Culture matters. I learned this from books in graduate school, but I have also learned it first hand as I've tried to represent graduate student life in the cartoons and columns I submit to the campus press. What I've learned from my experiences is that undergraduates have a lot of anger towards graduate students, and especially GESO. I've become interested in this anger because I honestly believe that we-graduate students and undergraduates-have more to learn from listening to each other than we do by closing our ears, our papers, and our cartoons to some of our mutual concerns.
Since the Herald started publishing PhD, I have discovered that I have a large undergraduate following-among both my students and anonymous fans. And thus I have tried to use my pathetic stick figures to represent the universal anxieties of the Yale student, grad and undergrad. But as the GESO drive heated up, and graduate students became a target for slander and parody in the rest of the campus press, I began to find the purely self-deprecating route unsatisfying. I thus added Yale administrators to my cast of villains, and interspersed cartoons with an angrier political message along side the PhD sagas of unanswered e-mail messages, unfinished dissertations, and unrequited love.
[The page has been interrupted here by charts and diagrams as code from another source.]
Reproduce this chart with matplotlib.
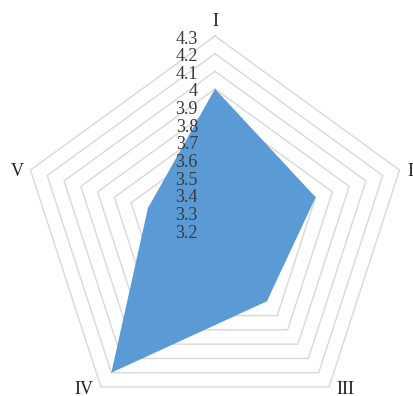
import numpy as np
import matplotlib
matplotlib.use("Agg")
import matplotlib.pyplot as plt
from matplotlib.transforms import offset_copy

categories = ["I", "II", "III", "IV", "V"]
values = [4.0, 3.8, 3.7, 4.2, 3.6]
tick_values = [3.2, 3.3, 3.4, 3.5, 3.6, 3.7, 3.8, 3.9, 4.0, 4.1, 4.2, 4.3]
tick_labels = ["3.2", "3.3", "3.4", "3.5", "3.6", "3.7", "3.8", "3.9", "4", "4.1", "4.2", "4.3"]

plt.rcParams['font.family'] = ['Liberation Serif', 'DejaVu Serif']

W, H = 413, 396
fig = plt.figure(figsize=(W / 100, H / 100), dpi=100)
cx, cy, R = 215, 230, 194
ax = fig.add_axes([(cx - R) / W, (H - cy - R) / H, 2 * R / W, 2 * R / H], projection='polar')
ax.set_theta_zero_location('N')
ax.set_theta_direction(-1)
ax.set_ylim(tick_values[0], tick_values[-1])
ax.grid(False)
ax.set_xticks([])
ax.set_yticks([])
ax.spines['polar'].set_visible(False)
ax.patch.set_alpha(0)

n = len(categories)
angles = np.linspace(0, 2 * np.pi, n, endpoint=False)
closed = np.concatenate([angles, angles[:1]])

# pentagon grid rings
for t in tick_values[1:]:
    ax.plot(closed, [t] * (n + 1), color='#ddd7d3', lw=1.0, zorder=1, clip_on=False)

vals = values + values[:1]
ax.fill(closed, vals, color='#5b9bd5', zorder=2, lw=0)

# tick labels along axis I
tr = offset_copy(ax.transData, fig=fig, x=-17, y=-3, units='dots')
for t, lab in zip(tick_values, tick_labels):
    ax.text(0, t, lab, transform=tr, ha='right', va='center', fontsize=13,
            color='#3a3a3a', zorder=5, clip_on=False)

# category labels (small pixel nudges like the original layout)
nudges = [(0, 0), (0, -6), (8, 9), (-9, 9), (0, -6)]
for a, c, (dx, dy) in zip(angles, categories, nudges):
    trc = offset_copy(ax.transData, fig=fig, x=dx, y=dy, units='dots')
    ax.text(a, 4.38, c, transform=trc, ha='center', va='center', fontsize=13,
            color='#202020', clip_on=False)

fig.savefig("out.png", dpi=100)
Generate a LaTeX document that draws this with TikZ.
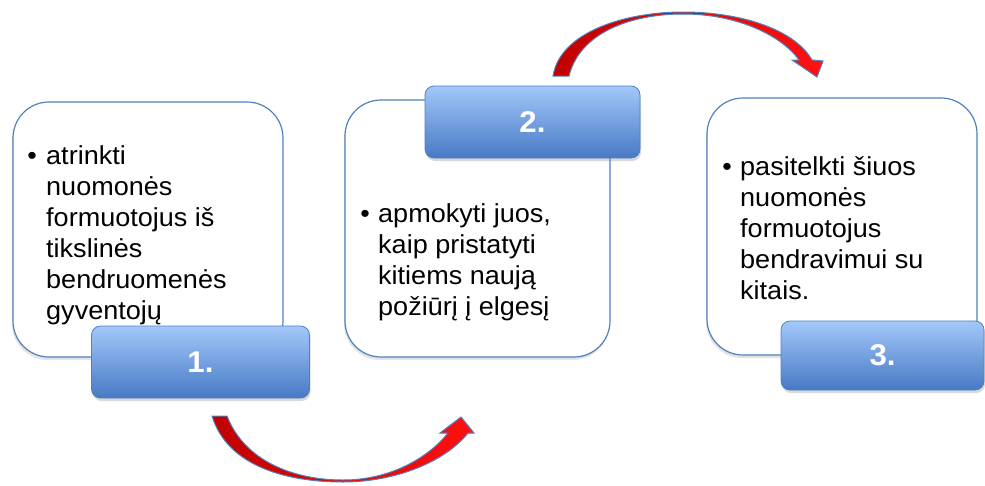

In recent weeks I have hit upon a new theme-the theme of post-graduation joblessness-that I suspect might resonate with undergraduate anxieties about the future. My stick-figure PhD graduates, driving their stick-figure taxicabs, represent the fear and uncertainty we all face when we leave Yale.
In drawing the PhD cabbies I have begun to think that perhaps the undergraduate resentment towards graduate students comes as much from our similarities as our differences. Most of the graduate students here have BAs from Yale, Harvard, and Princeton, or one of the "public ivies." We didn't come here to form a union. We came here to get a degree, and we teach to support ourselves while we get that degree. The drive for a union is possible in part because so many of us feel like we don't have that much to lose. The figure of the PhD cab driver is more real than undergraduates realize.
But I think, actually, that many of you do realize it, and it scares you. You should be scared. The other, traditionally more stable professions, are going through their own upheavals, and if you want to be a journalist, a lawyer, or a doctor, you could face a future more transient and unstable than the life of a graduate student, no matter how pathetic you think we are.
As you face this scary future, this future that even a Yale degree cannot protect you from, think hard about how you choose your your models and your mentors. What skills will you need to survive in the '90s? Good writing skills? The ability to think clearly?
How about the ability to organize for the protection of your basic rights as a white-collar worker? Is GESO out to screw you? Or is GESO your future, as a graduate student with no job prospects, a lawyer with no job security, a journalist with no health benefits? What will you do when you are me? Sacrifice your rights and your diginity for your client? Or work collectively with your colleagues to make your profession worth belonging to, thus benefiting you and your client?
Think about this the next time you curse your TAs. Tomorrow they could be driving a cab. But then again, so could you.
Kathy Newman, GRD'96, is in the American Studies department.